# [Problem details]
Exactly the lines from the line containing "Write a LaTeX" through the line containing "(e26) at (427,265)" are to be echoed, with both included and pictures left out.

[Some records]
++++++++++++++++++++

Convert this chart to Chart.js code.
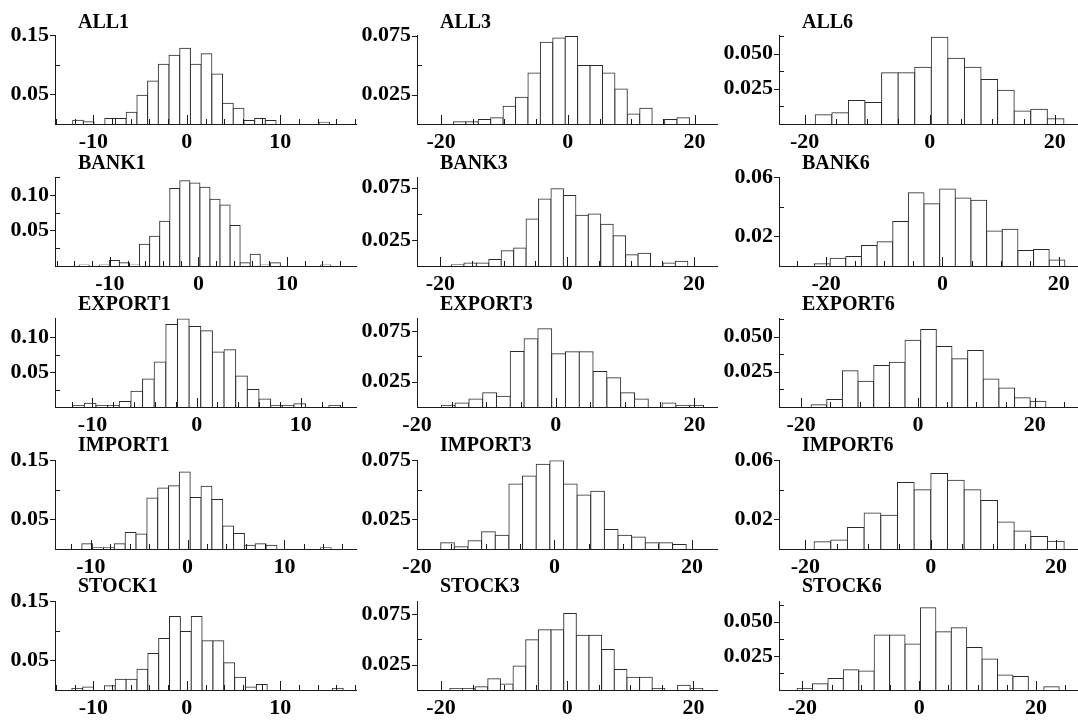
<!DOCTYPE html>
<html><head><meta charset="utf-8">
<script src="https://cdn.jsdelivr.net/npm/chart.js@4.4.0/dist/chart.umd.min.js"></script>
<style>
html,body{margin:0;padding:0;background:#fff;}
#wrap{position:relative;width:1078px;height:722px;overflow:hidden;background:#fff;}
#wrap canvas{position:absolute;}
.ttl{position:absolute;font-family:"Liberation Serif","Times New Roman",serif;font-weight:bold;font-size:20px;line-height:20px;color:#000;white-space:nowrap;}
</style></head><body><div id="wrap"></div>
<script>
// ---------- DATA (densities) ----------
const panelNames = ['ALL1','BANK1','EXPORT1','IMPORT1','STOCK1',
                    'ALL3','BANK3','EXPORT3','IMPORT3','STOCK3',
                    'ALL6','BANK6','EXPORT6','IMPORT6','STOCK6'];

const ALL1    = [0.0065,0.004,0,0.0092,0.0092,0.020,0.0487,0.0726,0.101,0.116,0.128,0.101,0.1186,0.0845,0.035,0.0265,0.006,0.0092,0.006,0,0,0,0,0.003];
const BANK1   = [0.0014,0,0.0014,0.0077,0.0045,0.0014,0.0305,0.042,0.063,0.109,0.12,0.117,0.111,0.094,0.086,0.057,0.0045,0.0164,0.0014,0.0045,0,0,0,0,0.0014];
const EXPORT1 = [0.0023,0.0055,0.0023,0.0023,0.008,0.0227,0.04,0.0645,0.118,0.126,0.115,0.109,0.0786,0.0818,0.0445,0.025,0.0114,0.0023,0.0023,0.0045,0,0,0.0023];
const IMPORT1 = [0.009,0.002,0.002,0.009,0.0277,0.0255,0.086,0.103,0.107,0.130,0.087,0.106,0.0835,0.039,0.026,0.0064,0.009,0.0064,0,0,0,0,0.002];
const STOCK1  = [0.0026,0.0052,0,0.0073,0.018,0.018,0.035,0.0615,0.087,0.124,0.099,0.124,0.083,0.083,0.046,0.0214,0.0052,0.0094,0,0,0,0,0,0,0.0026];
const ALL3    = [0.0019,0.0019,0.0038,0.0054,0.015,0.0228,0.0433,0.0696,0.0731,0.0745,0.0497,0.0497,0.0433,0.0298,0.0086,0.0134,0,0.0038,0.0054];
const BANK3   = [0.0012,0.0028,0.0028,0.0062,0.0145,0.0173,0.045,0.0642,0.074,0.0676,0.0485,0.0497,0.040,0.029,0.0108,0.0123,0,0.0028,0.0046];
const EXPORT3 = [0.0016,0.004,0.0078,0.014,0.0106,0.0547,0.0672,0.0772,0.0525,0.0544,0.0544,0.035,0.0288,0.014,0.0078,0,0.004,0.0016,0.0016];
const IMPORT3 = [0.0053,0.0019,0.0069,0.0146,0.0117,0.0548,0.0617,0.0715,0.0745,0.0548,0.0457,0.0487,0.0165,0.0117,0.0101,0.0053,0.0053,0.0037];
const STOCK3  = [0.0016,0.0016,0.0031,0.011,0.006,0.0237,0.0494,0.0594,0.0594,0.0753,0.054,0.054,0.040,0.0203,0.0125,0.0125,0.0016,0,0.0047,0.0016];
const ALL6    = [0.0065,0.0079,0.0167,0.0153,0.0363,0.0363,0.0403,0.0615,0.0466,0.0403,0.0315,0.0239,0.0092,0.0104,0.0038];
const BANK6   = [0.0015,0.0052,0.0065,0.0138,0.0164,0.030,0.0495,0.042,0.052,0.046,0.0445,0.0236,0.0249,0.0104,0.0112,0.0041];
const EXPORT6 = [0.0016,0.0054,0.0257,0.0183,0.0295,0.0317,0.0473,0.0549,0.0429,0.0342,0.040,0.0199,0.0134,0.0065,0.004];
const IMPORT6 = [0.0049,0.006,0.0145,0.0243,0.0228,0.0449,0.040,0.051,0.0464,0.040,0.0328,0.0183,0.0121,0.0085,0.0053];
const STOCK6  = [0.0011,0.0045,0.0084,0.0148,0.0139,0.0402,0.0402,0.0336,0.0602,0.0427,0.0455,0.0311,0.0227,0.0109,0.0098,0,0.0023];

const panelValues = [ALL1,BANK1,EXPORT1,IMPORT1,STOCK1,ALL3,BANK3,EXPORT3,IMPORT3,STOCK3,ALL6,BANK6,EXPORT6,IMPORT6,STOCK6];

// left edge of first bin and bin width (x units)
const binStarts = [-12.21,-13.47,-11.9,-10.93,-12.3, -18.05,-18.26,-16.5,-16.55,-18.6, -18.3,-22.0,-18.3,-18.6,-20.9];
const binWidths = [1.145,1.136,1.118,1.12,1.161, 1.96,1.963,1.99,1.985,2.005, 2.65,2.69,2.68,2.66,2.64];

// axis ranges
const xMins = [-14.1,-16.2,-13.6,-13.7,-14.1, -23.8,-23.7,-20,-20,-23.8, -24.1,-28.1,-23.8,-24.2,-24.0];
const xMaxs = [18.2,17.9,15.4,17.5,18.2, 23.7,23.8,23.4,23.8,23.9, 23.7,23.3,27.4,23.5,27.2];
const yMaxs = [0.15,0.125,0.127,0.15,0.15, 0.0755,0.085,0.0875,0.075,0.0875, 0.063,0.06,0.063,0.06,0.065];

// tick labels
const xTickLabelsCol1 = ['-10','0','10'];
const xTickLabelsCol23 = ['-20','0','20'];
const yTickLabels = [['0.05','0.15'],['0.05','0.10'],['0.05','0.10'],['0.05','0.15'],['0.05','0.15'],
                     ['0.025','0.075'],['0.025','0.075'],['0.025','0.075'],['0.025','0.075'],['0.025','0.075'],
                     ['0.025','0.050'],['0.02','0.06'],['0.025','0.050'],['0.02','0.06'],['0.025','0.050']];
const yMinorTicks = [[0.10],[0.025,0.075,0.125],[0.025,0.075],[0.10],[0.10],
                     [0.05],[0.05],[0.05],[0.05],[0.05],
                     [0.0125,0.0375,0.0625],[0.04],[0.0125,0.0375,0.0625],[0.04],[0.0125,0.0375,0.0625]];

// ---------- LAYOUT ----------
const axisX = [55, 417, 779];
const rightX = [357, 718, 1078];
const baseY = [124, 265.5, 407, 548.5, 690];
const PLOT_H = 93, PAD_TOP = 15, X_H = 30, Y_W = 56;
const FONT = '"Liberation Serif","Times New Roman",serif';
const INK = '#1a1a1a';

const wrap = document.getElementById('wrap');

panelNames.forEach((name, i) => {
  const col = Math.floor(i / 5), row = i % 5;
  const left = axisX[col] - Y_W;
  const top = Math.round(baseY[row] - PLOT_H - PAD_TOP);
  const W = rightX[col] - left, H = PAD_TOP + PLOT_H + X_H;

  const cv = document.createElement('canvas');
  cv.width = W; cv.height = H;
  cv.style.left = left + 'px'; cv.style.top = top + 'px';
  cv.style.width = W + 'px'; cv.style.height = H + 'px';
  wrap.appendChild(cv);

  const t = document.createElement('div');
  t.className = 'ttl';
  t.textContent = name;
  t.style.left = (axisX[col] + 23) + 'px';
  t.style.top = (11 + 141 * row) + 'px';
  wrap.appendChild(t);

  const vals = panelValues[i];
  const data = vals.map((v, k) => ({x: binStarts[i] + binWidths[i] * (k + 0.5), y: v}));
  const xLabels = col === 0 ? xTickLabelsCol1 : xTickLabelsCol23;
  const xMajor = xLabels.map(Number);
  const step = col === 0 ? 2 : 5;
  const xMinor = [];
  for (let v = Math.ceil(xMins[i] / step) * step; v <= xMaxs[i]; v += step) {
    if (!xMajor.includes(v)) xMinor.push(v);
  }
  const yMajor = yTickLabels[i].map(Number);
  const decimals = yTickLabels[i][0].split('.')[1].length;

  const tickPlugin = {
    id: 'tickMarks',
    afterDatasetsDraw(chart) {
      const {ctx, chartArea} = chart;
      const xs = chart.scales.x, ys = chart.scales.y;
      const L = Math.round(chartArea.left), B = Math.round(chartArea.bottom);
      ctx.save();
      ctx.strokeStyle = INK; ctx.lineWidth = 1;
      ctx.beginPath();
      yMajor.forEach(v => { const y = Math.round(ys.getPixelForValue(v)) + 0.5; ctx.moveTo(L - 5, y); ctx.lineTo(L, y); });
      yMinorTicks[i].forEach(v => { if (v <= yMaxs[i] + 1e-9) { const y = Math.round(ys.getPixelForValue(v)) + 0.5; ctx.moveTo(L, y); ctx.lineTo(L + 5, y); } });
      xMajor.forEach(v => { const x = Math.round(xs.getPixelForValue(v)) + 0.5; ctx.moveTo(x, B); ctx.lineTo(x, B - 9); });
      xMinor.forEach(v => { const x = Math.round(xs.getPixelForValue(v)) + 0.5; ctx.moveTo(x, B); ctx.lineTo(x, B - 5); });
      ctx.stroke();
      ctx.restore();
    }
  };

  new Chart(cv, {
    type: 'bar',
    data: { datasets: [{
      data,
      backgroundColor: '#ffffff',
      borderColor: '#2a2a2a',
      borderWidth: 1,
      borderSkipped: 'start',
      inflateAmount: 0.5,
      barPercentage: 1,
      categoryPercentage: 1
    }]},
    options: {
      responsive: false,
      devicePixelRatio: 1,
      animation: false,
      layout: { padding: { top: PAD_TOP, left: 0, right: 0, bottom: 0 } },
      plugins: { legend: { display: false }, tooltip: { enabled: false }, title: { display: false } },
      scales: {
        x: {
          type: 'linear', min: xMins[i], max: xMaxs[i], offset: false,
          grid: { display: false, drawTicks: false, offset: false },
          border: { display: true, color: INK, width: 1 },
          afterBuildTicks: s => { s.ticks = xMajor.map(v => ({value: v})); },
          afterFit: s => { s.height = X_H; },
          ticks: { autoSkip: false, maxRotation: 0, padding: 5, color: '#000',
                   font: { family: FONT, size: 22, weight: 'bold' },
                   callback: v => xLabels[xMajor.indexOf(v)] }
        },
        y: {
          type: 'linear', min: 0, max: yMaxs[i],
          grid: { display: false, drawTicks: false },
          border: { display: true, color: INK, width: 1 },
          afterBuildTicks: s => { s.ticks = yMajor.map(v => ({value: v})); },
          afterFit: s => { s.width = Y_W; },
          ticks: { padding: 6, color: '#000',
                   font: { family: FONT, size: 22, weight: 'bold' },
                   callback: v => Number(v).toFixed(decimals) }
        }
      }
    },
    plugins: [tickPlugin]
  });
});
</script></body></html>
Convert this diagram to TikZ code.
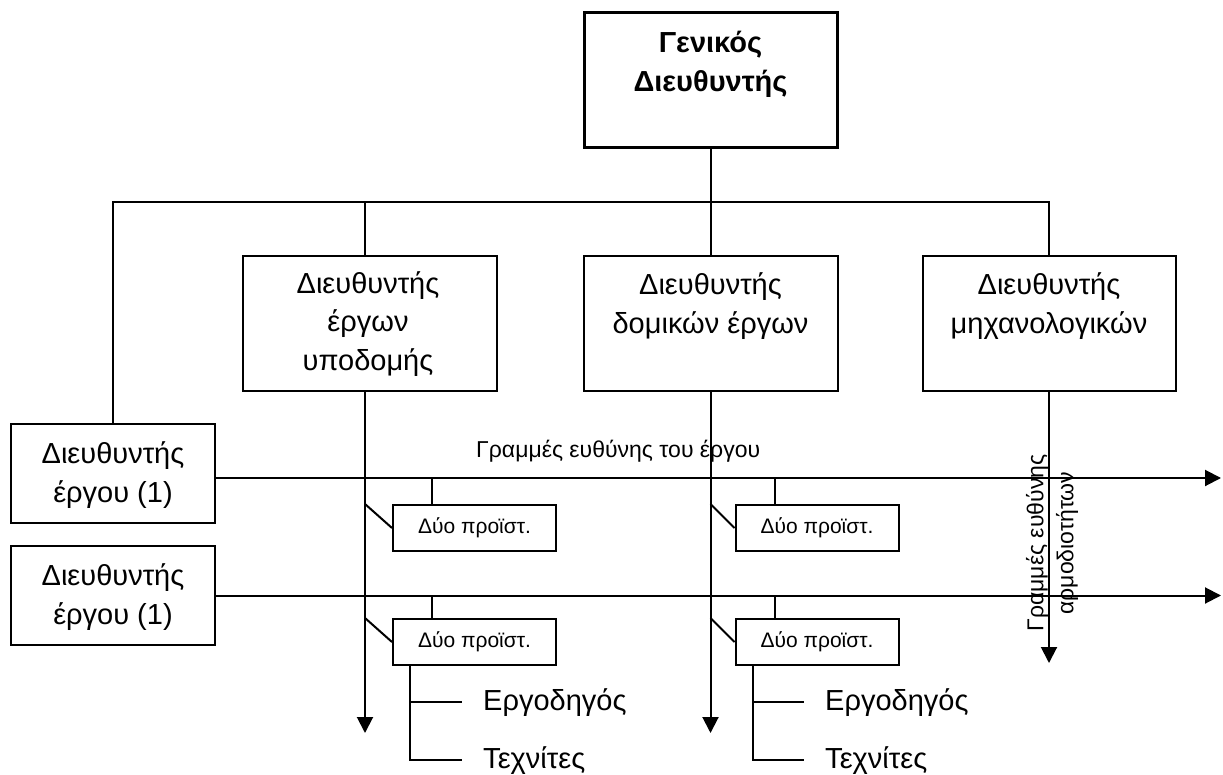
\documentclass[tikz,border=0pt]{standalone}
\usepackage{fontspec}
\setmainfont{Liberation Sans}
\usetikzlibrary{arrows.meta}
\begin{document}
\begin{tikzpicture}[x=1pt,y=-1pt,
  line/.style={draw=black, line width=2pt},
  arr/.style={line, -{Triangle[length=16pt,width=16pt]}},
  box/.style={draw=black, line width=2pt, inner sep=0pt},
  headbox/.style={box, line width=3pt},
  bigtxt/.style={font=\fontsize{29}{38.5}\selectfont, align=center, inner sep=0pt},
  headtxt/.style={bigtxt, font=\fontsize{29}{39}\selectfont\bfseries},
  midtxt/.style={font=\fontsize{23}{30}\selectfont, align=center, inner sep=0pt},
  smalltxt/.style={font=\fontsize{21}{24}\selectfont}
]
\useasboundingbox (0,0) rectangle (1223,775);

% general manager
\node[headbox, minimum width=253pt, minimum height=135pt] (gd) at (710.5,80.5) {};
\node[headtxt] (gdT) at (710.5,64) {Γενικός\\Διευθυντής};

% department managers
\node[box, minimum width=254pt, minimum height=135pt] (hyp) at (370,323.5) {};
\node[bigtxt] (hypT) at (368,324) {Διευθυντής\\έργων\\υποδομής};
\node[box, minimum width=254pt, minimum height=135pt] (dom) at (710.5,323.5) {};
\node[bigtxt] (domT) at (710.5,306) {Διευθυντής\\δομικών έργων};
\node[box, minimum width=253pt, minimum height=135pt] (mech) at (1049,323.5) {};
\node[bigtxt] (mechT) at (1049,306) {Διευθυντής\\μηχανολογικών};

% project managers
\node[box, minimum width=204pt, minimum height=99pt] (pm1) at (113,473.5) {};
\node[bigtxt] (pm1T) at (113,475) {Διευθυντής\\έργου (1)};
\node[box, minimum width=204pt, minimum height=99pt] (pm2) at (113,595.5) {};
\node[bigtxt] (pm2T) at (113,597) {Διευθυντής\\έργου (1)};

% supervisors
\node[box, smalltxt, minimum width=163pt, minimum height=46pt] (s1) at (474.5,528) {Δύο προϊστ.};
\node[box, smalltxt, minimum width=163pt, minimum height=46pt] (s2) at (474.5,642) {Δύο προϊστ.};
\node[box, smalltxt, minimum width=163pt, minimum height=46pt] (s3) at (817,528) {Δύο προϊστ.};
\node[box, smalltxt, minimum width=163pt, minimum height=46pt] (s4) at (817,642) {Δύο προϊστ.};

% foremen and craftsmen
\node[bigtxt, anchor=base west] (f1) at (483,710) {Εργοδηγός};
\node[bigtxt, anchor=base west] (c1) at (483,768) {Τεχνίτες};
\node[bigtxt, anchor=base west] (f2) at (825,710) {Εργοδηγός};
\node[bigtxt, anchor=base west] (c2) at (825,768) {Τεχνίτες};

% labels of the two line systems
\node[midtxt, anchor=base west] (lblP) at (476,457) {Γραμμές ευθύνης του έργου};
\node[midtxt, rotate=90] (lblC) at (1052,543) {Γραμμές ευθύνης\\αρμοδιοτήτων};

% reference points
\coordinate (bar) at (0,202);
\coordinate (r1) at (1221,478);
\coordinate (r2) at (1221,595.5);
\coordinate (d1) at (0,733);
\coordinate (d2) at (0,663);
\coordinate (hn) at ([xshift=-5pt]hyp.north);
\coordinate (hs) at ([xshift=-5pt]hyp.south);

% hierarchy tree
\draw[line] (gd.south) -- (dom.north);
\draw[line] (pm1.north) -- (pm1.north |- bar) -- (mech.north |- bar) -- (mech.north);
\draw[line] (hn |- bar) -- (hn);

% project lines
\draw[arr] (pm1.east |- r1) -- (r1);
\draw[arr] (pm2.east) -- (r2);

% competence lines
\draw[arr] (hs) -- (hs |- d1);
\draw[arr] (dom.south) -- (dom.south |- d1);
\draw[arr] (mech.south) -- (mech.south |- d2);

% supervisors hooked to both line systems
\foreach \s/\r/\v in {s1/r1/hs, s2/r2/hs, s3/r1/dom.south, s4/r2/dom.south}{
  \draw[line] ([xshift=40pt]\s.north west) -- ([xshift=40pt]\s.north west |- \r);
  \draw[line] (\v |- \s.north) -- (\s.west);
}

% crews under the lower supervisors
\foreach \s/\f/\c in {s2/f1/c1, s4/f2/c2}{
  \draw[line] ([xshift=18pt]\s.south west) |- ([xshift=-21pt]\c.west);
  \draw[line] ([xshift=18pt]\s.south west |- \f.west) -- ([xshift=-21pt]\f.west);
}
\end{tikzpicture}
\end{document}
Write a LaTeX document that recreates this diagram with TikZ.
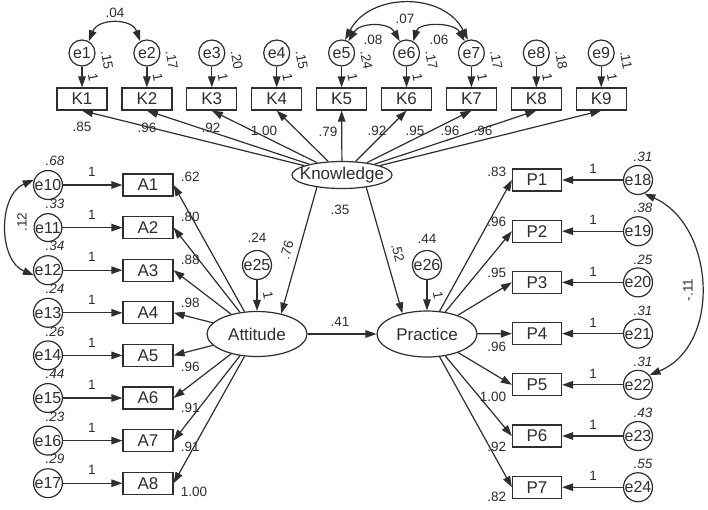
\documentclass[tikz,border=0pt]{standalone}
\usepackage{fontspec}
\setmainfont{Liberation Sans}
\usetikzlibrary{arrows.meta,shapes.geometric}
\definecolor{Ink}{HTML}{2E2E2E}

\begin{document}
\begin{tikzpicture}[x=1pt,y=-1pt,line width=1.2pt,color=Ink,
      font=\fontsize{13.5}{15}\selectfont,
      item/.style={draw=Ink,minimum width=50pt,minimum height=22pt,
                   inner sep=0pt,font=\fontsize{17}{19}\selectfont},
      resid/.style={circle,draw=Ink,minimum size=26pt,inner sep=0pt,
                    font=\fontsize{16}{18}\selectfont},
      factor/.style={ellipse,draw=Ink,minimum width=100pt,minimum height=45pt,
                     inner xsep=-8pt,inner ysep=0pt,
                     font=\fontsize{17}{19}\selectfont},
      load/.style={-{Triangle[length=11pt,width=7.5pt]}},
      corr/.style={{Triangle[length=11pt,width=7.5pt]}-{Triangle[length=11pt,width=7.5pt]}},
      var/.style={font=\itshape\fontsize{13.5}{15}\selectfont}]
    \path[use as bounding box,fill=white] (0,0) rectangle (708,509);

    % The three latent factors and the two structural residuals.
    \node[factor,minimum height=27pt] (know) at (342,175) {Knowledge};
    \node[factor] (att) at (257,334) {Attitude};
    \node[factor,minimum height=46pt] (prac) at (427,334) {Practice};
    \node[resid] (e25) at (257,265) {e25};
    \node[resid] (e26) at (427,265) {e26};

    % Knowledge items along the top row.
    \foreach \i/\v in {1/.15,2/.17,3/.20,4/.15,5/.24,6/.17,7/.17,8/.18,9/.11}{%
      \pgfmathsetmacro{\x}{82+64.9*(\i-1)}
      \node[item] (K\i) at (\x,99) {K\i};
      \node[resid] (e\i) at (\x,53) {e\i};
      \draw[load] (e\i) -- (K\i);
      \node[rotate=-80] at (\x+11,77) {1};
      \node[rotate=-80] at (\x+25,60) {\v};
    }
    \foreach \i/\x/\y/\r in {1/82/127/.85,2/147/128/.96,3/211/128/.92,
        4/264/131/1.00,5/328/132/.79,6/377/131/.92,7/415/131/.95,
        8/450/131/.96,9/483/131/.96}{%
      \draw[load] (know) -- (K\i.south);
      \node at (\x,\y) {\r};
    }

    % Attitude items on the left, Practice items on the right.
    \foreach \i/\v/\r/\ry in {1/.68/.62/177,2/.33/.80/217,3/.34/.88/260,
        4/.24/.98/303,5/.26/.96/367,6/.44/.91/408,7/.23/.91/447,
        8/.29/1.00/492}{%
      \pgfmathsetmacro{\y}{185+42.6*(\i-1)}
      \pgfmathtruncatemacro{\j}{\i+9}
      \node[item] (A\i) at (148,\y) {A\i};
      \node[resid] (e\j) at (48,\y) {e\j};
      \draw[load] (e\j) -- (A\i);
      \node at (92,\y-13) {1};
      \node[var] at (55,\y-24) {\v};
      \draw[load] (att) -- (A\i.east);
      \node[anchor=west] at (177,\ry) {\r};
    }
    \foreach \i/\v/\r/\ry in {1/.31/.83/172,2/.38/.96/222,3/.25/.95/273,
        4/.31/.96/347,5/.31/1.00/397,6/.43/.92/447,7/.55/.82/497}{%
      \pgfmathsetmacro{\y}{180+51.2*(\i-1)}
      \pgfmathtruncatemacro{\j}{\i+17}
      \node[item,minimum width=49pt] (P\i) at (537,\y) {P\i};
      \node[resid] (e\j) at (638,\y) {e\j};
      \draw[load] (e\j) -- (P\i);
      \node at (593,\y-11) {1};
      \node[var] at (643,\y-23) {\v};
      \draw[load] (prac) -- (P\i.west);
      \node[anchor=east] at (510,\ry) {\r};
    }

    % Structural paths.
    \draw[load] (know.206) -- (att.40);
    \node[rotate=74] at (287,250) {.76};
    \draw[load] (know.333) -- (prac.140);
    \node[rotate=-76] at (398,253) {.52};
    \node at (340,210) {.35};
    \draw[load] (att) -- (prac);
    \node at (340,322) {.41};
    \draw[load] (e25) -- (att);
    \node at (257,238) {.24};
    \node[rotate=-80] at (268,295) {1};
    \draw[load] (e26) -- (prac);
    \node at (427,239) {.44};
    \node[rotate=-80] at (438,295) {1};

    % Correlated residuals.
    \draw[corr] (e1.60) .. controls (98,18) and (132,18) .. (e2.120);
    \node at (115,13) {.04};
    \draw[corr] (e5.60) .. controls (360,22) and (389,22) .. (e6.120);
    \node at (373,40) {.08};
    \draw[corr] (e6.60) .. controls (419,22) and (454,22) .. (e7.120);
    \node at (439,40) {.06};
    \draw[corr] (e5.75) .. controls (370,-8) and (444,-8) .. (e7.105);
    \node at (405,19) {.07};
    \draw[corr] (e10.160) .. controls (-2,195) and (-2,260) .. (e12.200);
    \node[rotate=90] at (22,222) {.12};
    \draw[corr] (e18.-65) .. controls (715,225) and (722,345) .. (e22.40);
    \node[rotate=90] at (688,290) {-.11};
  \end{tikzpicture}
\end{document}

++++++++++++++++++++

# [Final result]
Write a LaTeX document that recreates this diagram with TikZ.
\documentclass[tikz,border=0pt]{standalone}
\usepackage{fontspec}
\setmainfont{Liberation Sans}
\usetikzlibrary{arrows.meta,shapes.geometric}
\definecolor{Ink}{HTML}{2E2E2E}

\begin{document}
\begin{tikzpicture}[x=1pt,y=-1pt,line width=1.2pt,color=Ink,
      font=\fontsize{13.5}{15}\selectfont,
      item/.style={draw=Ink,minimum width=50pt,minimum height=22pt,
                   inner sep=0pt,font=\fontsize{17}{19}\selectfont},
      resid/.style={circle,draw=Ink,minimum size=26pt,inner sep=0pt,
                    font=\fontsize{16}{18}\selectfont},
      factor/.style={ellipse,draw=Ink,minimum width=100pt,minimum height=45pt,
                     inner xsep=-8pt,inner ysep=0pt,
                     font=\fontsize{17}{19}\selectfont},
      load/.style={-{Triangle[length=11pt,width=7.5pt]}},
      corr/.style={{Triangle[length=11pt,width=7.5pt]}-{Triangle[length=11pt,width=7.5pt]}},
      var/.style={font=\itshape\fontsize{13.5}{15}\selectfont}]
    \path[use as bounding box,fill=white] (0,0) rectangle (708,509);

    % The three latent factors and the two structural residuals.
    \node[factor,minimum height=27pt] (know) at (342,175) {Knowledge};
    \node[factor] (att) at (257,334) {Attitude};
    \node[factor,minimum height=46pt] (prac) at (427,334) {Practice};
    \node[resid] (e25) at (257,265) {e25};
    \node[resid] (e26) at (427,265) {e26};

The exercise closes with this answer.